--- Begin RECORDS FOR THIS EXERCISE ---

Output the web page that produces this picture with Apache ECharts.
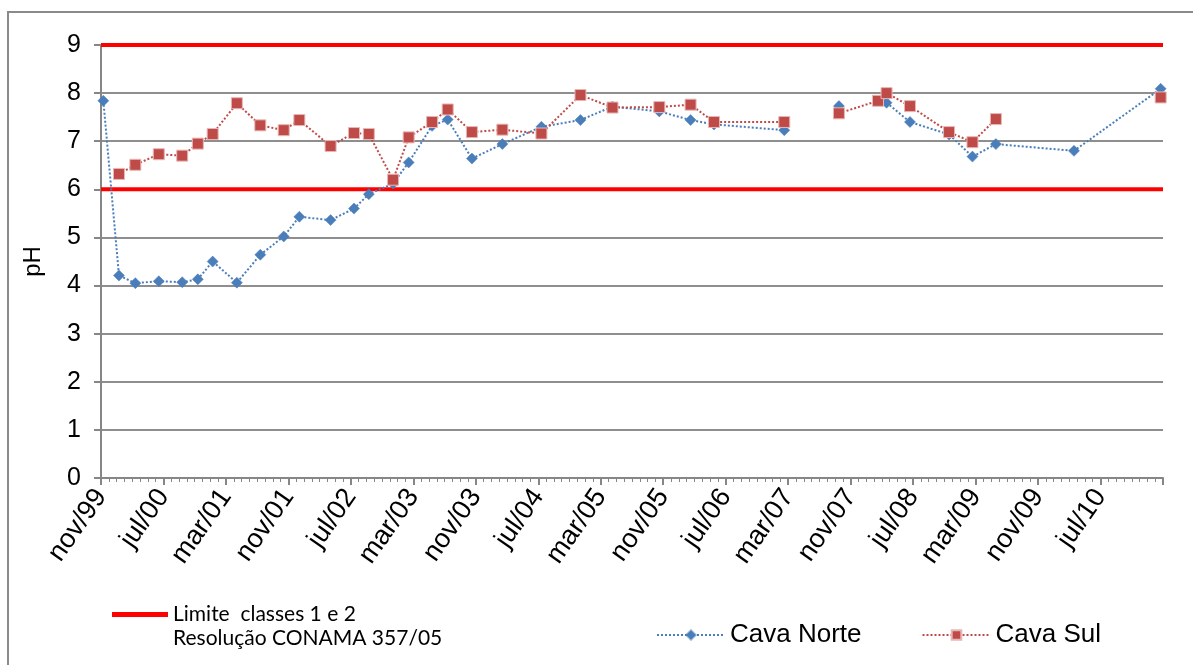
<!DOCTYPE html>
<html><head><meta charset="utf-8">
<script src="https://cdn.jsdelivr.net/npm/echarts@6/dist/echarts.min.js"></script>
<style>html,body{margin:0;padding:0;background:#fff}#c{width:1193px;height:665px}</style>
</head><body><div id="c"></div>
<script>
// sampling dates (YYYY-MM-DD)
const dates = [
  '1999-11-10','2000-01-10','2000-03-13','2000-06-13','2000-09-13','2000-11-13',
  '2001-01-10','2001-04-13','2001-07-13','2001-10-13','2001-12-13','2002-04-13',
  '2002-07-13','2002-09-10','2002-12-13','2003-02-13','2003-05-13','2003-07-13',
  '2003-10-16','2004-02-13','2004-07-13','2004-12-13','2005-04-16','2005-10-16',
  '2006-02-16','2006-05-16','2007-02-16','2007-06-16','2007-09-16','2008-02-16',
  '2008-03-19','2008-06-19','2008-11-19','2009-02-19','2009-05-19','2010-03-19',
  '2011-02-22'
];
const cavaNorte = [
  7.84, 4.21, 4.05, 4.09, 4.07, 4.13,
  4.50, 4.06, 4.64, 5.02, 5.43, 5.36,
  5.60, 5.90, 6.12, 6.56, 7.32, 7.45,
  6.64, 6.94, 7.30, 7.44, 7.72, 7.62,
  7.44, 7.35, 7.23, null, 7.73, null,
  7.80, 7.40, 7.14, 6.68, 6.94, 6.80,
  8.09
];
const cavaSul = [
  null, 6.32, 6.51, 6.73, 6.70, 6.95,
  7.15, 7.79, 7.33, 7.23, 7.44, 6.90,
  7.17, 7.15, 6.20, 7.08, 7.40, 7.66,
  7.19, 7.24, 7.16, 7.96, 7.70, 7.71,
  7.76, 7.40, 7.40, null, 7.58, 7.84,
  8.00, 7.73, 7.19, 6.98, 7.46, null,
  7.91
];
const limitValues = [9, 6];
const limitName = 'Limite  classes 1 e 2';
const limitSubtitle = 'Resolução CONAMA 357/05';
const monthNames = ['jan','fev','mar','abr','mai','jun','jul','ago','set','out','nov','dez'];
const axisMonths = 136;   // nov/99 .. mar/11
const tickMonths = 8;
const yTicks = [0,1,2,3,4,5,6,7,8,9];

function monthIndex(s){
  const p = s.split('-').map(Number);
  return (p[0]-1999)*12 + (p[1]-11) + (p[2]-1)/30;
}
function monthLabel(v){
  const t = 10 + Math.round(v);
  const y = 1999 + Math.floor(t/12);
  return monthNames[t%12] + '/' + String(y%100).padStart(2,'0');
}
const pts = arr => dates.map((d,i) => [monthIndex(d), arr[i] === null ? '-' : arr[i]]);

const chart = echarts.init(document.getElementById('c'));
const limitSeries = limitValues.map(v => ({
  name: limitName, type: 'line', symbol: 'none', silent: true, z: 1,
  data: [[0, v], [axisMonths, v]],
  lineStyle: {color: '#ff0000', width: 4}, itemStyle: {color: '#ff0000'}
}));
const SANS = '"Liberation Sans", Arial, sans-serif';
chart.setOption({
  animation: false,
  backgroundColor: '#ffffff',
  grid: {left: 101, right: 30, top: 45, bottom: 187},
  xAxis: {
    type: 'value', min: 0, max: axisMonths, interval: tickMonths,
    axisLine: {lineStyle: {color: '#868686', width: 2}},
    axisTick: {show: true, length: 7, lineStyle: {color: '#868686', width: 2}},
    minorTick: {show: true, splitNumber: tickMonths, length: 4, lineStyle: {color: '#868686', width: 1}},
    splitLine: {show: false},
    axisLabel: {
      rotate: 55, margin: 14, fontFamily: SANS, fontSize: 27, color: '#000',
      formatter: v => v >= axisMonths ? '' : monthLabel(v)
    }
  },
  yAxis: {
    type: 'value', min: yTicks[0], max: yTicks[yTicks.length-1], interval: 1,
    name: 'pH', nameLocation: 'middle', nameGap: 56, nameRotate: 90,
    nameTextStyle: {fontFamily: SANS, fontSize: 24, color: '#000'},
    axisLine: {show: true, lineStyle: {color: '#868686', width: 2}},
    axisTick: {show: true, length: 7, lineStyle: {color: '#868686', width: 2}},
    splitLine: {lineStyle: {color: '#8e8e8e', width: 2}},
    axisLabel: {margin: 20, fontFamily: SANS, fontSize: 25, color: '#000'}
  },
  legend: [
    {
      data: [{name: limitName, icon: 'rect'}], left: 107, top: 599, itemWidth: 56, itemHeight: 5, itemGap: 10,
      textStyle: {fontFamily: 'Lato, "Open Sans"', fontSize: 21, color: '#000'}
    },
    {
      data: ['Cava Norte', 'Cava Sul'], left: 651, top: 617, itemWidth: 68, itemHeight: 12, itemGap: 60,
      textStyle: {fontFamily: SANS, fontSize: 26, color: '#000'}
    }
  ],
  graphic: [
    {type: 'rect', shape: {x: 8, y: 12, width: 1300, height: 800}, silent: true,
     style: {fill: 'none', stroke: '#8a8a8a', lineWidth: 2}},
    {type: 'text', left: 173, top: 628, silent: true,
     style: {text: limitSubtitle, fontFamily: 'Lato, "Open Sans"', fontSize: 21, fill: '#000'}}
  ],
  series: [
    ...limitSeries,
    {
      name: 'Cava Norte', type: 'line', data: pts(cavaNorte), z: 3,
      symbol: 'diamond', symbolSize: 11, connectNulls: false,
      lineStyle: {color: '#4a7ebb', width: 2, type: [2, 2]},
      itemStyle: {color: '#4a7ebb', borderColor: 'rgba(74,126,187,0.5)', borderWidth: 1}
    },
    {
      name: 'Cava Sul', type: 'line', data: pts(cavaSul), z: 4,
      symbol: 'rect', symbolSize: 11, connectNulls: false,
      lineStyle: {color: '#be4b48', width: 2, type: [2, 2]},
      itemStyle: {color: '#be4b48', borderColor: '#e8b6b5', borderWidth: 1}
    }
  ]
});
</script></body></html>
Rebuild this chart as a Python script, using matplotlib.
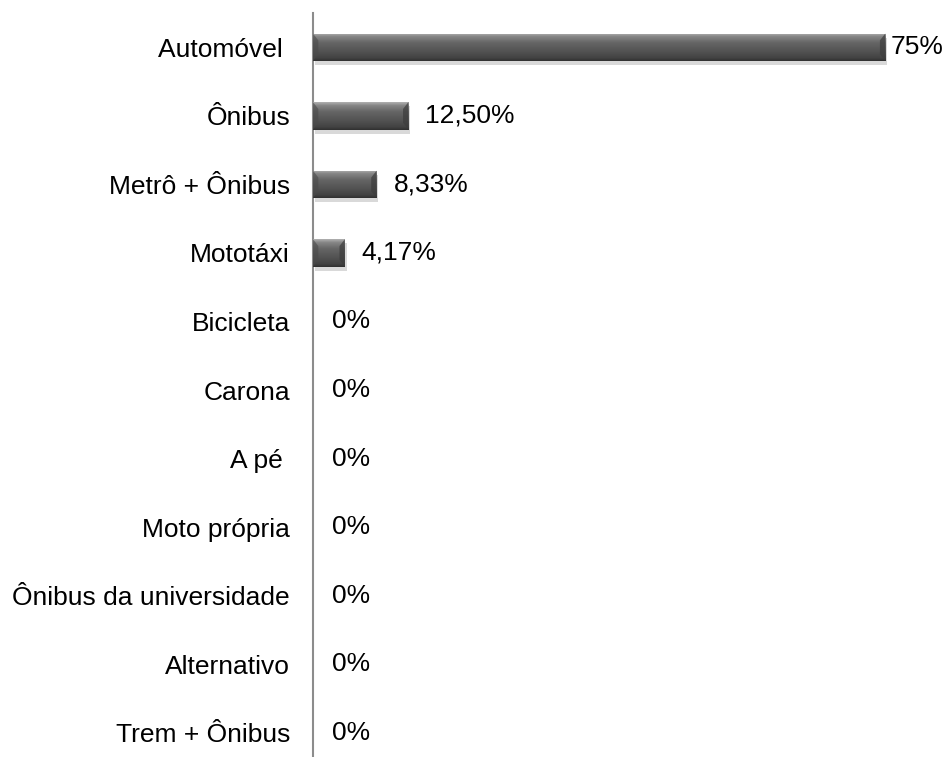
import numpy as np
import matplotlib
matplotlib.use('Agg')
import matplotlib.pyplot as plt
from matplotlib.colors import LinearSegmentedColormap

categories = ['Automóvel ', 'Ônibus', 'Metrô + Ônibus', 'Mototáxi', 'Bicicleta',
              'Carona', 'A pé ', 'Moto própria', 'Ônibus da universidade',
              'Alternativo', 'Trem + Ônibus']
values = [75, 12.5, 8.33, 4.17, 0, 0, 0, 0, 0, 0, 0]
value_labels = ['75%', '12,50%', '8,33%', '4,17%', '0%', '0%', '0%', '0%', '0%', '0%', '0%']

plt.rcParams['font.family'] = ['Liberation Sans', 'DejaVu Sans']

fig = plt.figure(figsize=(9.49, 7.57), dpi=100)
# axes runs a little below the bottom edge, like the original
ax = fig.add_axes([313 / 949, -10 / 757, 1 - 313 / 949, (767 - 13) / 757])

bar_h = 0.4
y = np.arange(len(categories))
bars = ax.barh(y, values, height=bar_h, color='#555555', edgecolor='none', zorder=2)

# bevel-like vertical shading
shade = LinearSegmentedColormap.from_list('bevel', [
    (0.0, '#b0b0b0'), (0.12, '#858585'), (0.35, '#656565'),
    (0.7, '#505050'), (0.9, '#424242'), (1.0, '#303030')])
grad = np.linspace(0, 1, 64).reshape(-1, 1)
for yi, v, b in zip(y, values, bars):
    if v <= 0:
        continue
    # soft shadow
    ax.barh(yi + 0.06, v, height=bar_h, left=0.25, color='#d9d9d9', zorder=1)
    im = ax.imshow(grad, extent=[0, v, yi + bar_h / 2, yi - bar_h / 2],
                   aspect='auto', cmap=shade, zorder=3, interpolation='bilinear')
    im.set_clip_path(b)
    # end facets
    d = 0.7
    ax.fill([0, d, d, 0], [yi - bar_h / 2, yi - bar_h / 2 + 0.1, yi + bar_h / 2 - 0.1, yi + bar_h / 2],
            color='#4a4a4a', alpha=0.6, lw=0, zorder=4)
    ax.fill([v, v - d, v - d, v], [yi - bar_h / 2, yi - bar_h / 2 + 0.1, yi + bar_h / 2 - 0.1, yi + bar_h / 2],
            color='#3c3c3c', alpha=0.7, lw=0, zorder=4)

px = 1 / 7.63  # data units per pixel
for yi, v, lab in zip(y, values, value_labels):
    off = 5 * px if v > 50 else (17 * px if v > 0 else 19 * px)
    ax.text(v + off, yi, lab, va='center', ha='left', fontsize=19, color='black')

ax.set_yticks(y)
ax.set_yticklabels(categories, fontsize=19)
ax.tick_params(axis='y', length=0, pad=16.5)
ax.set_xlim(0, (949 - 313) * px)
ax.set_ylim(len(categories) - 0.5, -0.5)
ax.set_xticks([])
for s in ['top', 'right', 'bottom']:
    ax.spines[s].set_visible(False)
ax.spines['left'].set_color('#8c8c8c')
ax.spines['left'].set_linewidth(1.5)

fig.savefig('out.png', dpi=100)
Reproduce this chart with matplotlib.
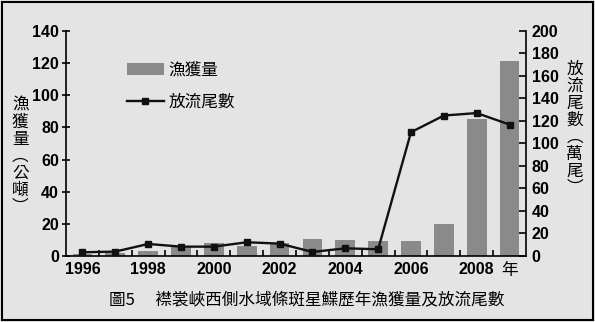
import matplotlib
matplotlib.use("Agg")
import matplotlib.pyplot as plt
from matplotlib.patches import Rectangle
import numpy as np

# data
years = list(range(1996, 2010))
catch_t = [1.2, 1.6, 3.3, 6.0, 8.0, 6.0, 8.3, 10.5, 10.0, 9.5, 9.5, 20.0, 85.3, 121.4]   # 公噸
release_10k = [3.3, 3.9, 10.7, 8.3, 8.3, 12.2, 11.0, 3.6, 6.8, 6.0, 110, 124.8, 127, 116.8]  # 萬尾
xlabels = ["1996", "", "1998", "", "2000", "", "2002", "", "2004", "", "2006", "", "2008", "年"]

BG = "#e4e4e4"
BAR = "#8a8a8a"
CJK = ["Noto Sans CJK TC", "DejaVu Sans"]
NUM = ["Liberation Sans", "Noto Sans CJK TC"]

fig = plt.figure(figsize=(5.95, 3.22), dpi=100, facecolor=BG)
ax = fig.add_axes([0.111, 0.205, 0.773, 0.699])
ax.set_facecolor(BG)
x = np.arange(len(years))

bars = ax.bar(x, catch_t, width=0.6, color=BAR, zorder=2, label="漁獲量")
ax.set_ylim(0, 140)
ax.set_xlim(-0.5, len(years) - 0.5)
ax.set_yticks(range(0, 141, 20))

ax2 = ax.twinx()
line, = ax2.plot(x, release_10k, color="#111111", lw=1.7, marker="s", ms=5,
                 zorder=3, label="放流尾數")
ax2.set_ylim(0, 200)
ax2.set_yticks(range(0, 201, 20))

for a in (ax, ax2):
    a.spines["top"].set_visible(False)
ax.spines["right"].set_visible(False)
ax2.spines["left"].set_visible(False)
for s in ("left", "bottom"):
    ax.spines[s].set_linewidth(1.2)
ax2.spines["right"].set_linewidth(1.2)
ax2.spines["bottom"].set_visible(False)

ax.tick_params(axis="y", direction="inout", length=6, width=1.2, pad=2)
ax2.tick_params(axis="y", direction="in", length=5, width=1.2, pad=4)
ax.set_xticks(x)
ax.set_xticklabels(xlabels)
ax.tick_params(axis="x", length=0, pad=4)
ax.set_xticks(np.arange(0.5, len(years) - 0.5, 1), minor=True)
ax.tick_params(axis="x", which="minor", direction="in", length=4, width=1.2)

for lab in ax.get_yticklabels() + ax2.get_yticklabels():
    lab.set_family(NUM)
    lab.set_fontweight("bold")
    lab.set_fontsize(11.5)
for lab in ax.get_xticklabels():
    lab.set_family(NUM)
    lab.set_fontweight("bold")
    lab.set_fontsize(11.5)
ax.get_xticklabels()[-1].set_family(CJK)
ax.get_xticklabels()[-1].set_fontweight("normal")
ax.get_xticklabels()[-1].set_fontsize(12)

ax.set_zorder(ax2.get_zorder() - 1)
ax.patch.set_visible(True)
ax2.patch.set_visible(False)

leg = ax2.legend([bars, line], ["漁獲量", "放流尾數"], loc="upper left",
                 bbox_to_anchor=(0.10, 0.93), frameon=False,
                 prop={"family": CJK, "size": 12}, handlelength=2.2,
                 labelspacing=0.9, handletextpad=0.3)

fig.text(0.034, 0.515, "漁\n獲\n量\n︵\n公\n噸\n︶", family=CJK, fontsize=12,
         ha="center", va="center", linespacing=1.0)
fig.text(0.966, 0.6, "放\n流\n尾\n數\n︵\n萬\n尾\n︶", family=CJK, fontsize=12,
         ha="center", va="center", linespacing=1.0)

fig.text(0.515, 0.068, "圖5　 襟裳峽西側水域條斑星鰈歷年漁獲量及放流尾數",
         family=["Noto Sans CJK TC", "DejaVu Sans"], fontsize=12,
         ha="center", va="center")

fig.patches.append(Rectangle((0.004, 0.006), 0.992, 0.988, transform=fig.transFigure,
                             fill=False, edgecolor="black", linewidth=1.5))

fig.savefig("out.png", dpi=100, facecolor=BG)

--- End RECORDS FOR THIS EXERCISE ---

BRIEF: Only the lines from the one with "Rebuild this chart" through the one with "color='#555555', edgecolor='none', zorder=2)", both included, go in the copy, exactly as written. Leave the pictures behind.

CORRECT OUTPUT:
Rebuild this chart as a Python script, using matplotlib.
import numpy as np
import matplotlib
matplotlib.use('Agg')
import matplotlib.pyplot as plt
from matplotlib.colors import LinearSegmentedColormap

categories = ['Automóvel ', 'Ônibus', 'Metrô + Ônibus', 'Mototáxi', 'Bicicleta',
              'Carona', 'A pé ', 'Moto própria', 'Ônibus da universidade',
              'Alternativo', 'Trem + Ônibus']
values = [75, 12.5, 8.33, 4.17, 0, 0, 0, 0, 0, 0, 0]
value_labels = ['75%', '12,50%', '8,33%', '4,17%', '0%', '0%', '0%', '0%', '0%', '0%', '0%']

plt.rcParams['font.family'] = ['Liberation Sans', 'DejaVu Sans']

fig = plt.figure(figsize=(9.49, 7.57), dpi=100)
# axes runs a little below the bottom edge, like the original
ax = fig.add_axes([313 / 949, -10 / 757, 1 - 313 / 949, (767 - 13) / 757])

bar_h = 0.4
y = np.arange(len(categories))
bars = ax.barh(y, values, height=bar_h, color='#555555', edgecolor='none', zorder=2)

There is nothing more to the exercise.